# AVAILABLE RECORDS
--- begin ---
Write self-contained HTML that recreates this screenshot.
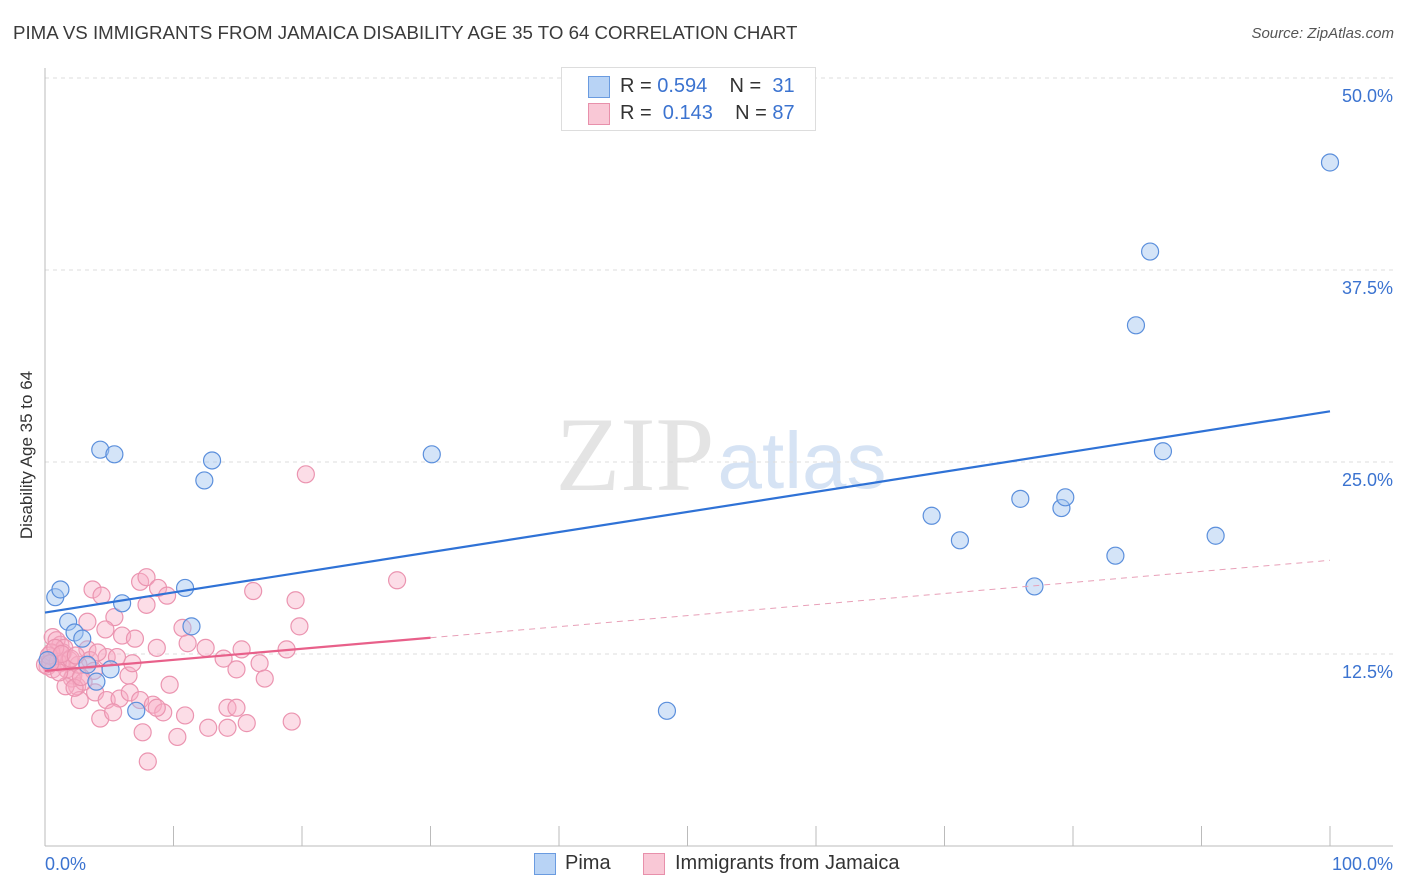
<!DOCTYPE html>
<html><head><meta charset="utf-8"><style>
body{margin:0;background:#fff;font-family:"Liberation Sans",sans-serif;}
#wrap{position:relative;width:1406px;height:892px;overflow:hidden}
.t{position:absolute;white-space:nowrap}
</style></head><body>
<div id="wrap">
<div class="t" style="left:13px;top:22px;font-size:18.7px;color:#3a3a3a">PIMA VS IMMIGRANTS FROM JAMAICA DISABILITY AGE 35 TO 64 CORRELATION CHART</div>
<div class="t" style="right:12px;top:25px;font-size:15px;color:#555;font-style:italic">Source: ZipAtlas.com</div>
<div class="t" style="left:27px;top:455px;font-size:17px;color:#333;transform:translate(-50%,-50%) rotate(-90deg)">Disability Age 35 to 64</div>
<svg id="plot" width="1406" height="892" style="position:absolute;left:0;top:0"></svg>
<div class="t" style="left:561px;top:67px;width:253px;height:62px;border:1px solid #ddd;background:#fff;font-size:20px;color:#333">
 <div style="position:absolute;left:26px;top:8px;width:20px;height:20px;background:#b8d3f5;border:1px solid #6a9be0"></div>
 <div class="t" style="left:58px;top:7px">R = <span style="color:#3b73d0">0.594</span>&nbsp;&nbsp;&nbsp; N = &nbsp;<span style="color:#3b73d0">31</span></div>
 <div style="position:absolute;left:26px;top:35px;width:20px;height:20px;background:#f9c8d6;border:1px solid #e890ab"></div>
 <div class="t" style="left:58px;top:34px">R = &nbsp;<span style="color:#3b73d0">0.143</span>&nbsp;&nbsp;&nbsp; N = <span style="color:#3b73d0">87</span></div>
</div>
<div style="position:absolute;left:534px;top:853px;width:20px;height:20px;background:#b8d3f5;border:1px solid #6a9be0"></div>
<div class="t" style="left:565px;top:852px;font-size:20px;color:#333">Pima</div>
<div style="position:absolute;left:643px;top:853px;width:20px;height:20px;background:#f9c8d6;border:1px solid #e890ab"></div>
<div class="t" style="left:675px;top:852px;font-size:20px;color:#333">Immigrants from Jamaica</div>
</div>
<script>
const yTicks=[12.5,25,37.5,50];
const yTickLabels=["12.5%","25.0%","37.5%","50.0%"];
const xTickLabels=["0.0%","100.0%"];
const pimaX=[0.8,1.2,1.8,2.3,2.9,3.3,4.0,4.3,5.1,5.4,6.0,7.1,10.9,11.4,12.4,13.0,30.1,48.4,69.0,71.2,75.9,77.0,79.1,79.4,83.3,84.9,86.0,87.0,91.1,100,0.2];
const pimaY=[16.2,16.7,14.6,13.9,13.5,11.8,10.7,25.8,11.5,25.5,15.8,8.8,16.8,14.3,23.8,25.1,25.5,8.8,21.5,19.9,22.6,16.9,22.0,22.7,18.9,33.9,38.7,25.7,20.2,44.5,12.1];
const jamX=[3.7,4.4,7.4,7.9,8.8,9.5,7.9,16.2,19.5,19.8,3.3,5.4,4.7,6.0,7.0,10.7,11.1,12.5,8.7,3.3,0.6,1.2,4.8,5.6,15.3,13.9,14.9,16.7,17.1,18.8,9.7,6.5,6.8,2.2,2.5,2.7,3.9,4.8,5.8,6.6,7.4,8.4,9.2,8.7,10.9,4.3,5.3,7.6,8.0,10.3,12.7,14.2,14.2,14.9,15.7,19.2,0.4,0.2,0.6,1.2,1.7,2.1,3.0,3.5,0.6,1.4,20.3,27.4,0.9,1.5,1.9,2.6,0.0,1.6,2.3,0.5,1.0,0.3,2.0,3.8,1.1,0.8,2.8,4.1,1.3,0.4,2.4];
const jamY=[16.7,16.3,17.2,17.5,16.8,16.3,15.7,16.6,16.0,14.3,14.6,14.9,14.1,13.7,13.5,14.2,13.2,12.9,12.9,12.8,13.6,13.1,12.3,12.3,12.8,12.2,11.5,11.9,10.9,12.8,10.5,11.1,11.9,11.1,10.4,9.5,10.0,9.5,9.6,10.0,9.5,9.2,8.7,9.0,8.5,8.3,8.7,7.4,5.5,7.1,7.7,7.7,9.0,9.0,8.0,8.1,12.1,11.7,12.3,11.9,11.5,10.9,10.7,12.1,11.5,12.6,24.2,17.3,13.4,12.9,12.1,11.8,11.8,10.4,10.3,12.6,12.0,12.4,12.2,11.4,11.3,12.9,11.0,12.6,12.5,11.9,12.4];
const pimaTrend=[15.2,28.3];
const jamTrend=[11.4,18.6];
const X0=45,X1=1330,YB=846,YT=78;
const sx=v=>X0+(X1-X0)*v/100;
const sy=v=>YB-(YB-YT)*v/50;
const NS="http://www.w3.org/2000/svg";
const svg=document.getElementById('plot');
function mk(t,a){const e=document.createElementNS(NS,t);for(const k in a)e.setAttribute(k,a[k]);svg.appendChild(e);return e;}
let w=mk('text',{x:635,y:490,'font-size':106,'font-family':'Liberation Serif,serif',fill:'#e4e4e4','text-anchor':'middle'});w.textContent='ZIP';


w=mk('text',{x:802,y:488,'font-size':80,'font-family':'Liberation Sans,sans-serif',fill:'#d6e3f4','text-anchor':'middle'});w.textContent='atlas';


yTicks.forEach((t,i)=>{
 const g=mk('line',{x1:X0,x2:1393,y1:sy(t),y2:sy(t),stroke:'#ddd','stroke-dasharray':'4,4'});
 
 
 const l=mk('text',{x:1393,y:sy(t)+24,'font-size':18,fill:'#3b73d0','text-anchor':'end','font-family':'Liberation Sans,sans-serif'});l.textContent=yTickLabels[i];
 
 
});
let ax=mk('line',{x1:X0,x2:X0,y1:68,y2:YB,stroke:'#bbb'});


ax=mk('line',{x1:X0,x2:1393,y1:YB,y2:YB,stroke:'#bbb'});


for(let i=0;i<=10;i++){const tk=mk('line',{x1:sx(i*10),x2:sx(i*10),y1:826,y2:YB,stroke:'#bbb'});
 
 }
[[0,'start',X0],[1,'end',1393]].forEach(([i,a,x])=>{const l=mk('text',{x:x,y:870,'font-size':18,fill:'#3b73d0','text-anchor':a,'font-family':'Liberation Sans,sans-serif'});l.textContent=xTickLabels[i];
 
 });
function dots(X,Y,fill,stroke,name){X.forEach((x,i)=>{const c=mk('circle',{cx:sx(x),cy:sy(Y[i]),r:8.5,fill:fill,stroke:stroke,'stroke-width':1.2});
 
 });}
dots(jamX,jamY,'rgba(248,175,198,0.42)','#eb94b0','jamaica-point');
dots(pimaX,pimaY,'rgba(160,196,240,0.45)','#5b8fdc','pima-point');
let tl=mk('line',{x1:sx(0),y1:sy(jamTrend[0]),x2:sx(30),y2:sy(jamTrend[0]+(jamTrend[1]-jamTrend[0])*0.3),stroke:'#e8608a','stroke-width':2.2});


tl=mk('line',{x1:sx(30),y1:sy(jamTrend[0]+(jamTrend[1]-jamTrend[0])*0.3),x2:sx(100),y2:sy(jamTrend[1]),stroke:'#e8a0b8','stroke-width':1,'stroke-dasharray':'6,5'});


tl=mk('line',{x1:sx(0),y1:sy(pimaTrend[0]),x2:sx(100),y2:sy(pimaTrend[1]),stroke:'#2f72d6','stroke-width':2.2});


</script>
</body></html>
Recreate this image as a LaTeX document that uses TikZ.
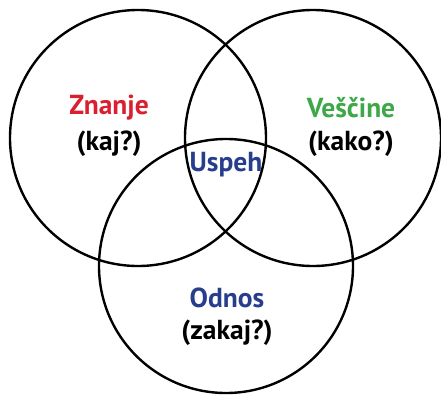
\documentclass[tikz,border=0pt]{standalone}
\usepackage{fontspec}
\setmainfont{PT Sans}
\definecolor{zred}{RGB}{218,32,48}
\definecolor{zgreen}{RGB}{62,168,72}
\definecolor{zblue}{RGB}{38,62,140}
\begin{document}
\begin{tikzpicture}[x=1pt,y=-1pt,
  ring/.style={draw=black,line width=2.4pt},
  lbl/.style={font=\bfseries\fontsize{27.5}{32}\selectfont,inner sep=0pt}]
\useasboundingbox (0,0) rectangle (441,394);
\draw[ring] (138,138) circle (128);
\draw[ring] (313,138) circle (128);
\draw[ring] (226,266) circle (127);
\node[lbl,text=zred] (znanje) at (109,108) {Znanje};
\node[lbl] (kaj) at (109,144) {(kaj?)};
\node[lbl,text=zgreen] (vescine) at (351,108) {Veščine};
\node[lbl] (kako) at (351,144) {(kako?)};
\node[lbl,text=zblue] (uspeh) at (226,165) {Uspeh};
\node[lbl,text=zblue] (odnos) at (227,298) {Odnos};
\node[lbl] (zakaj) at (227,333) {(zakaj?)};
\end{tikzpicture}
\end{document}
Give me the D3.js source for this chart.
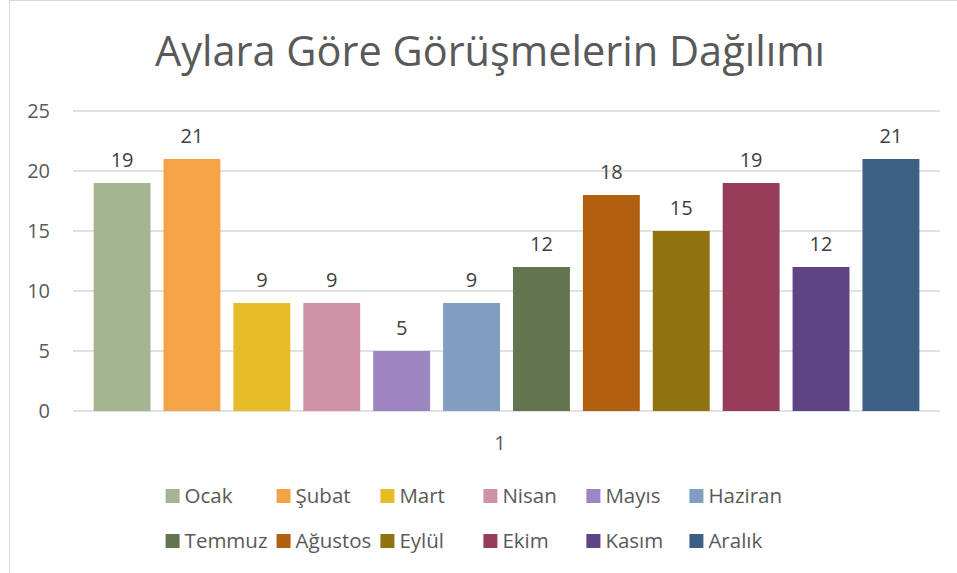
<!DOCTYPE html>
<html>
<head>
<meta charset="utf-8">
<script src="https://cdn.jsdelivr.net/npm/d3@7"></script>
<style>
  body { margin: 0; background: #fff; }
  svg { display: block; font-family: "Open Sans", sans-serif; }
</style>
</head>
<body>
<svg id="chart"></svg>
<script>
// veriler
const months = ['Ocak', 'Şubat', 'Mart', 'Nisan', 'Mayıs', 'Haziran',
  'Temmuz', 'Ağustos', 'Eylül', 'Ekim', 'Kasım', 'Aralık'];
const counts = [19, 21, 9, 9, 5, 9, 12, 18, 15, 19, 12, 21];
const colors = ['#a5b592', '#f3a447', '#e7bc29', '#d092a7', '#9c85c0', '#809ec2',
  '#637550', '#b26010', '#8f7410', '#963d5a', '#5e4482', '#3e5f84'];
const yTicks = [0, 5, 10, 15, 20, 25];
const categoryLabel = '1';
const title = 'Aylara Göre Görüşmelerin Dağılımı';

const width = 957, height = 573;
const centerX = 490;
const margin = { top: 111, right: 17, bottom: 162, left: 73 };

const svg = d3.select('#chart')
  .attr('width', width)
  .attr('height', height);

// grafik çerçevesi
svg.append('rect')
  .attr('x', 9.5).attr('y', 0.5)
  .attr('width', 1000).attr('height', 1000)
  .attr('fill', 'none')
  .attr('stroke', '#d9d9d9');

// başlık
svg.append('text')
  .attr('x', centerX).attr('y', 66)
  .attr('text-anchor', 'middle')
  .attr('font-size', 41.5)
  .attr('fill', '#595959')
  .text(title);

const x = d3.scaleBand()
  .domain(months)
  .range([margin.left, width - margin.right])
  .paddingInner(0.186)
  .paddingOuter(0.295);

const y = d3.scaleLinear()
  .domain([0, 25])
  .range([height - margin.bottom, margin.top]);

// yatay çizgiler
svg.append('g')
  .selectAll('line')
  .data(yTicks)
  .join('line')
  .attr('x1', margin.left).attr('x2', width - margin.right)
  .attr('y1', d => y(d)).attr('y2', d => y(d))
  .attr('stroke', '#d9d9d9')
  .attr('stroke-width', 1.3);

// Y ekseni
const yAxis = svg.append('g')
  .attr('transform', `translate(${margin.left - 23},0)`)
  .call(d3.axisLeft(y).tickValues(yTicks).tickSize(0).tickPadding(0));
yAxis.select('.domain').remove();
yAxis.selectAll('text')
  .attr('font-family', '"Open Sans", sans-serif')
  .attr('font-size', 20)
  .attr('fill', '#595959');

// çubuklar
svg.append('g')
  .selectAll('rect')
  .data(months)
  .join('rect')
  .attr('x', d => x(d))
  .attr('y', (d, i) => y(counts[i]))
  .attr('width', x.bandwidth())
  .attr('height', (d, i) => y(0) - y(counts[i]))
  .attr('fill', (d, i) => colors[i]);

// veri etiketleri
svg.append('g')
  .selectAll('text')
  .data(months)
  .join('text')
  .attr('x', d => x(d) + x.bandwidth() / 2)
  .attr('y', (d, i) => y(counts[i]) - 16)
  .attr('text-anchor', 'middle')
  .attr('font-size', 20)
  .attr('fill', '#404040')
  .text((d, i) => counts[i]);

// kategori etiketi
svg.append('text')
  .attr('x', centerX + 10)
  .attr('y', 450)
  .attr('text-anchor', 'middle')
  .attr('font-size', 20)
  .attr('fill', '#595959')
  .text(categoryLabel);

// lejant
const cols = 6;
const sw = 14;
const legend = svg.append('g');
const items = legend.selectAll('g')
  .data(months)
  .join('g');
items.append('rect')
  .attr('width', sw).attr('height', sw)
  .attr('y', -sw / 2)
  .attr('fill', (d, i) => colors[i]);
items.append('text')
  .attr('x', sw + 5)
  .attr('dy', '0.35em')
  .attr('font-size', 20.5)
  .attr('fill', '#595959')
  .text(d => d);

const textW = [];
items.select('text').each(function () { textW.push(this.getComputedTextLength()); });
const colW = d3.range(cols).map(c => Math.max(103, sw + 5 + d3.max([textW[c], textW[c + cols]]) + 9));
const totalW = d3.sum(colW);
const colX = d3.range(cols).map(c => d3.sum(colW.slice(0, c)));
const legendX = centerX - 11 - totalW / 2;
const rowY = [496, 541];
items.attr('transform', (d, i) => `translate(${legendX + colX[i % cols]},${rowY[Math.floor(i / cols)]})`);
</script>
</body>
</html>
--- end ---
# TASK PROMPT
Filter the records for lines holding the string "that". Copy each one.

# RESPONSE
Write self-contained HTML that recreates this screenshot.
Recreate this image as a LaTeX document that uses TikZ.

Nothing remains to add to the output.